2021年を振り返る
今年も昨年に続き依然として新型コロナウイルスで明け暮れた一年であった。
日経新聞によると「東京都は29日、新型コロナウイルスの感染者が新たに76人確認されたと発表した。50人を超えるのは10月16日(65人)以来。直近1週間平均の新規感染者は約44人、前週(約28人)比で157.0%だった。」であるという。いわゆる「オミクロン型」の新型コロナウイルスは世界中で猛威を振るっているが、日本でもこれから増え始める可能性は高い。つまりは、この先もコロナ禍は続くということである。
今年もコロナ禍で外国どころか国内の旅行もままならない一年であった。もう何年も前から韓国への旅を考えているのであるが、とてもではないが行ける状況ではない。次回、外国を旅する日はいつになるのかまったくわからない。この国は列島の上にある。この列島の上で営まれている社会とは、違う社会がこの世の中にはあって、そこで行われていることは、この列島の上の社会に直接的にせよ間接的にせよ関わっている。ところが、この列島に住んでいる人々はともすればその事実を忘れる。忘れるというか、そもそも意識すらしない人々が大半を占めるのがこの列島の住人である。それでいい場合と、それではすまない場合がある。

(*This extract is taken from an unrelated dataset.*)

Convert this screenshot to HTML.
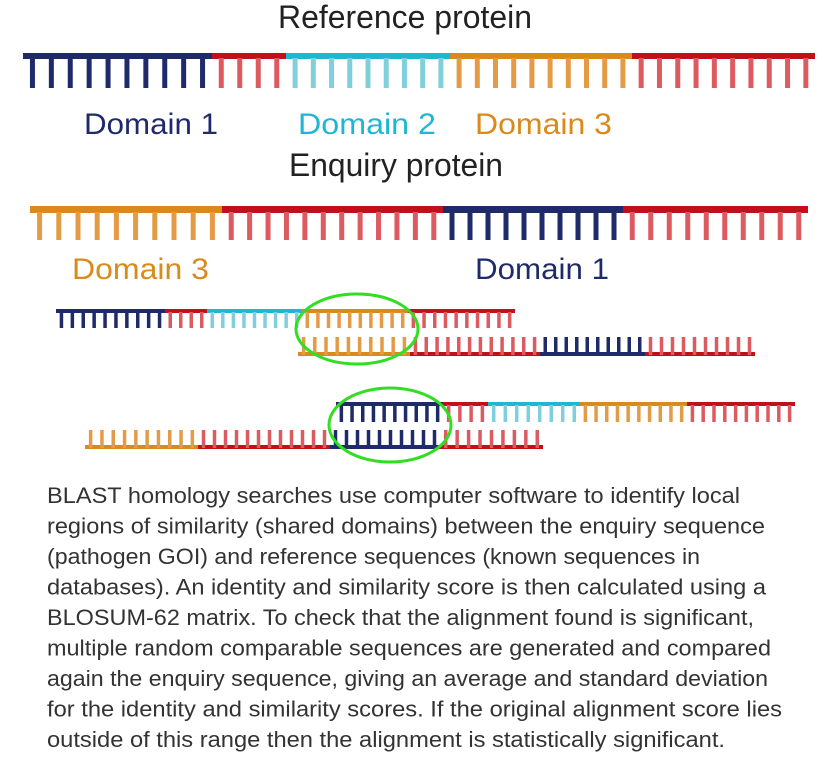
<!DOCTYPE html>
<html><head><meta charset="utf-8"><style>
html,body{margin:0;padding:0;background:#fff;width:839px;height:761px;overflow:hidden}
svg{display:block}
.t{font-family:"Liberation Sans",sans-serif}
</style></head><body>
<svg id="s" width="839" height="761" xmlns="http://www.w3.org/2000/svg">
<g class="t" font-size="32" fill="#222">
<text x="278" y="28" textLength="254" lengthAdjust="spacingAndGlyphs">Reference protein</text>
<text x="289" y="176" textLength="214" lengthAdjust="spacingAndGlyphs">Enquiry protein</text>
</g>
<g class="t" font-size="30">
<text x="84" y="134" fill="#1f2a6b" textLength="134" lengthAdjust="spacingAndGlyphs">Domain 1</text>
<text x="298" y="134" fill="#1fb6d6" textLength="138" lengthAdjust="spacingAndGlyphs">Domain 2</text>
<text x="475" y="134" fill="#d98a1a" textLength="137" lengthAdjust="spacingAndGlyphs">Domain 3</text>
<text x="72" y="279" fill="#d98a1a" textLength="137" lengthAdjust="spacingAndGlyphs">Domain 3</text>
<text x="475" y="279" fill="#1f2a6b" textLength="134" lengthAdjust="spacingAndGlyphs">Domain 1</text>
</g>
<g id="strands"></g>
<ellipse cx="357" cy="329" rx="61" ry="35" fill="none" stroke="#33dd22" stroke-width="3"/>
<ellipse cx="390" cy="425" rx="61" ry="37" fill="none" stroke="#33dd22" stroke-width="3"/>
<g class="t" font-size="22.5" fill="#333">
<text x="47" y="503" textLength="693" lengthAdjust="spacingAndGlyphs">BLAST homology searches use computer software to identify local</text>
<text x="47" y="533.5" textLength="718" lengthAdjust="spacingAndGlyphs">regions of similarity (shared domains) between the enquiry sequence</text>
<text x="47" y="564" textLength="653" lengthAdjust="spacingAndGlyphs">(pathogen GOI) and reference sequences (known sequences in</text>
<text x="47" y="594.5" textLength="719" lengthAdjust="spacingAndGlyphs">databases). An identity and similarity score is then calculated using a</text>
<text x="47" y="625" textLength="707" lengthAdjust="spacingAndGlyphs">BLOSUM-62 matrix. To check that the alignment found is significant,</text>
<text x="47" y="655.5" textLength="724" lengthAdjust="spacingAndGlyphs">multiple random comparable sequences are generated and compared</text>
<text x="47" y="686" textLength="721" lengthAdjust="spacingAndGlyphs">again the enquiry sequence, giving an average and standard deviation</text>
<text x="47" y="716.5" textLength="735" lengthAdjust="spacingAndGlyphs">for the identity and similarity scores. If the original alignment score lies</text>
<text x="47" y="747" textLength="678" lengthAdjust="spacingAndGlyphs">outside of this range then the alignment is statistically significant.</text>
</g>
</svg>
<script>
var C={n:["#1f2a6b","#2a3578"],r:["#c0101a","#dc5a60"],c:["#1fb6d6","#80d0dc"],o:["#d98a1a","#e39c45"]};
var g=document.getElementById("strands"),ns="http://www.w3.org/2000/svg";
function R(x,y,w,h,f){var r=document.createElementNS(ns,"rect");r.setAttribute("x",x);r.setAttribute("y",y);r.setAttribute("width",w);r.setAttribute("height",h);r.setAttribute("fill",f);g.appendChild(r);}
function S(segs,by,bh,ty0,ty1,sp,tw){
 segs.forEach(function(s){var c=C[s[0]];
  R(s[1],by,s[2]-s[1],bh,c[0]);
  var n=Math.max(1,Math.round((s[2]-s[1])/sp));var step=(s[2]-s[1])/n;
  for(var i=0;i<n;i++){var x=s[1]+step*(i+0.5)-tw/2;R(x,ty0,tw,ty1-ty0,s[0]=="n"?c[0]:c[1]);}
 });
}
S([["n",23,212],["r",212,286],["c",286,450],["o",450,632],["r",632,815]],53,6,58,88,19,5);
S([["o",30,222],["r",222,443],["n",443,623],["r",623,808]],206,7,212,240,18.5,5);
S([["n",56,165],["r",165,207],["c",207,302],["o",302,408],["r",408,515]],309,4,312,328,11,3.5);
S([["o",298,410],["r",410,540],["n",540,645],["r",645,755]],352,4,337,355,11,3.5);
S([["n",336,443],["r",443,488],["c",488,580],["o",580,687],["r",687,795]],402,4,405,422,11,3.5);
S([["o",85,198],["r",198,330],["n",330,440],["r",440,543]],445,4,430,448,11,3.5);
</script>
</body></html>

今年、斉藤幸平さんの『人新世の資本論』(集英社新書)を読み、最も感じたことは気候変動はここでまで危機的な段階にきているのかということだった。思えば1970年代の頃から、このままでは環境破壊が進み世界の文明は崩壊するという話が繰り返し述べられてきた。述べられてはきたが、どこか遠い先の話として受け止められてきた。環境問題は、ごく一部のそうしたことに関心がある者たちだけがいっていることであった。しかしながら、21世紀も5分の一が終わった今日、もはや本当に逃れようもない現実になった。ごく一部の関心がある者たちだけがいっていることではなく、誰の前にもある危機になった。エネルギーをどうするのいうことは、かなり大きな枠組みで考える必要がある。これは文明の根本的な問題である。
11月、イギリスのグラスゴーで開催されたCOP26では、産業革命前からの気温上昇を1.5度に抑えることを世界の共通目標とすることになった。だが、1.5度の目標を達成するためには2050年までに世界の二酸化炭素排出量を実質ゼロにしなくてはならない。これが現実として可能なのかどうかという懸念があるが、世界経済はグリーン・エコノミーに大きく舵を切り始めている。これに対してこの国は化石燃料を使う火力発電を温存することを示している。日本は太陽光パネルや風力発電で世界の企業から大きく後れを取っている。何においても、この国は未来の展望がまったくない。